_PROBLEM DESCRIPTION:_
Transcribe the whole listing without a single picture.

* Begin COLLECTED MATERIAL *

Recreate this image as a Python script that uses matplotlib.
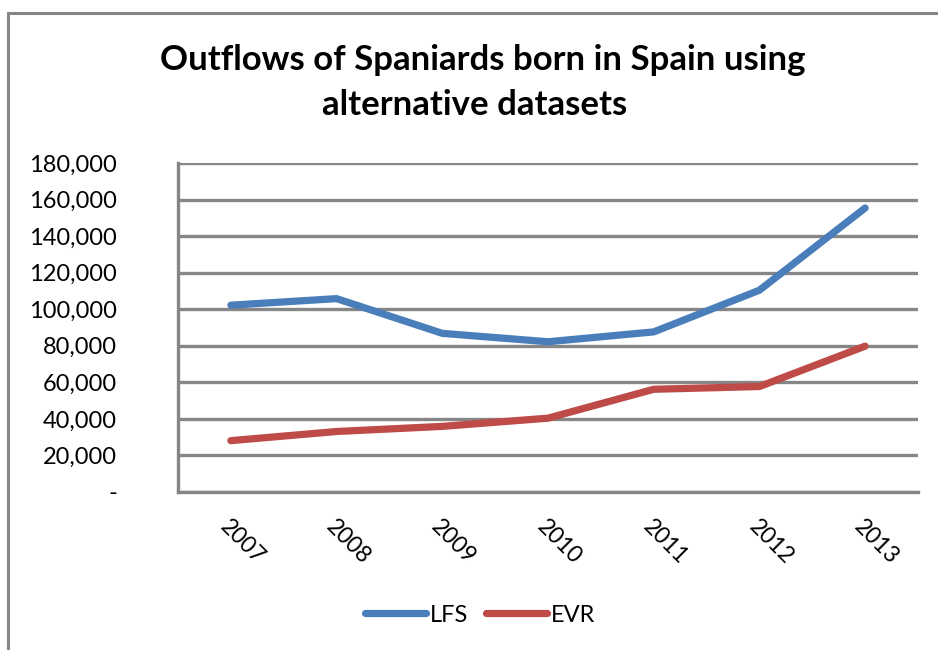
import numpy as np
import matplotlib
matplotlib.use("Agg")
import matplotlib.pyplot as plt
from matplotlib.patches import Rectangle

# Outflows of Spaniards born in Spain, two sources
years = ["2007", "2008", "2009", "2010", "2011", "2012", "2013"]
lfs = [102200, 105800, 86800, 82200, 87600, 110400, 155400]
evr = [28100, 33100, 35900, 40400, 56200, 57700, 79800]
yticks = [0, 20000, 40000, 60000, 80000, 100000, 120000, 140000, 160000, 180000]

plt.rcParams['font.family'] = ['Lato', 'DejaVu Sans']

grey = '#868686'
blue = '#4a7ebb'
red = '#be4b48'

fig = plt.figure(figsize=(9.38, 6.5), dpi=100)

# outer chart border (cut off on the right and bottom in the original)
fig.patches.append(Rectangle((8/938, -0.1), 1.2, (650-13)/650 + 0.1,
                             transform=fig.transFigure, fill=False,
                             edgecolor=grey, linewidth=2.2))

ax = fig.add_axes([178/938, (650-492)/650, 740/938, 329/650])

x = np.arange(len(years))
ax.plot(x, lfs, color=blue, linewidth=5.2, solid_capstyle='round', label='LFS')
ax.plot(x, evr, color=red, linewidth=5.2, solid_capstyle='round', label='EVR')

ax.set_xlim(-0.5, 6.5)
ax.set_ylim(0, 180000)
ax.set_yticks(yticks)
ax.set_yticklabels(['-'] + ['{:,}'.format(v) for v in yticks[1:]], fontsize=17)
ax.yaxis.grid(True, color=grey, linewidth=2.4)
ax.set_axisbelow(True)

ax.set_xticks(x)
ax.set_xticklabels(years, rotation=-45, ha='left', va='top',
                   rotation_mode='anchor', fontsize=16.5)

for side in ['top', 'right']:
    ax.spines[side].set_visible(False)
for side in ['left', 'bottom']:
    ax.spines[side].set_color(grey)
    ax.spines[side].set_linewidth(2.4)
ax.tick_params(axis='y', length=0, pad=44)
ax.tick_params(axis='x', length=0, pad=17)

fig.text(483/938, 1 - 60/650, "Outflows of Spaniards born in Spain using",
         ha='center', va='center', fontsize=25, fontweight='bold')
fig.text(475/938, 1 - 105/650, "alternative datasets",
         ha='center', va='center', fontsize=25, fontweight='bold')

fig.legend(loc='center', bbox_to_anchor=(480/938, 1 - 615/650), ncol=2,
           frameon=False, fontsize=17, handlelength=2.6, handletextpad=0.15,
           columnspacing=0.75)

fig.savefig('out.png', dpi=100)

* End COLLECTED MATERIAL *

_CORRECT RESPONSE:_
Recreate this image as a Python script that uses matplotlib.
import numpy as np
import matplotlib
matplotlib.use("Agg")
import matplotlib.pyplot as plt
from matplotlib.patches import Rectangle

# Outflows of Spaniards born in Spain, two sources
years = ["2007", "2008", "2009", "2010", "2011", "2012", "2013"]
lfs = [102200, 105800, 86800, 82200, 87600, 110400, 155400]
evr = [28100, 33100, 35900, 40400, 56200, 57700, 79800]
yticks = [0, 20000, 40000, 60000, 80000, 100000, 120000, 140000, 160000, 180000]

plt.rcParams['font.family'] = ['Lato', 'DejaVu Sans']

grey = '#868686'
blue = '#4a7ebb'
red = '#be4b48'

fig = plt.figure(figsize=(9.38, 6.5), dpi=100)

# outer chart border (cut off on the right and bottom in the original)
fig.patches.append(Rectangle((8/938, -0.1), 1.2, (650-13)/650 + 0.1,
                             transform=fig.transFigure, fill=False,
                             edgecolor=grey, linewidth=2.2))

ax = fig.add_axes([178/938, (650-492)/650, 740/938, 329/650])

x = np.arange(len(years))
ax.plot(x, lfs, color=blue, linewidth=5.2, solid_capstyle='round', label='LFS')
ax.plot(x, evr, color=red, linewidth=5.2, solid_capstyle='round', label='EVR')

ax.set_xlim(-0.5, 6.5)
ax.set_ylim(0, 180000)
ax.set_yticks(yticks)
ax.set_yticklabels(['-'] + ['{:,}'.format(v) for v in yticks[1:]], fontsize=17)
ax.yaxis.grid(True, color=grey, linewidth=2.4)
ax.set_axisbelow(True)

ax.set_xticks(x)
ax.set_xticklabels(years, rotation=-45, ha='left', va='top',
                   rotation_mode='anchor', fontsize=16.5)

for side in ['top', 'right']:
    ax.spines[side].set_visible(False)
for side in ['left', 'bottom']:
    ax.spines[side].set_color(grey)
    ax.spines[side].set_linewidth(2.4)
ax.tick_params(axis='y', length=0, pad=44)
ax.tick_params(axis='x', length=0, pad=17)

fig.text(483/938, 1 - 60/650, "Outflows of Spaniards born in Spain using",
         ha='center', va='center', fontsize=25, fontweight='bold')
fig.text(475/938, 1 - 105/650, "alternative datasets",
         ha='center', va='center', fontsize=25, fontweight='bold')

fig.legend(loc='center', bbox_to_anchor=(480/938, 1 - 615/650), ncol=2,
           frameon=False, fontsize=17, handlelength=2.6, handletextpad=0.15,
           columnspacing=0.75)

fig.savefig('out.png', dpi=100)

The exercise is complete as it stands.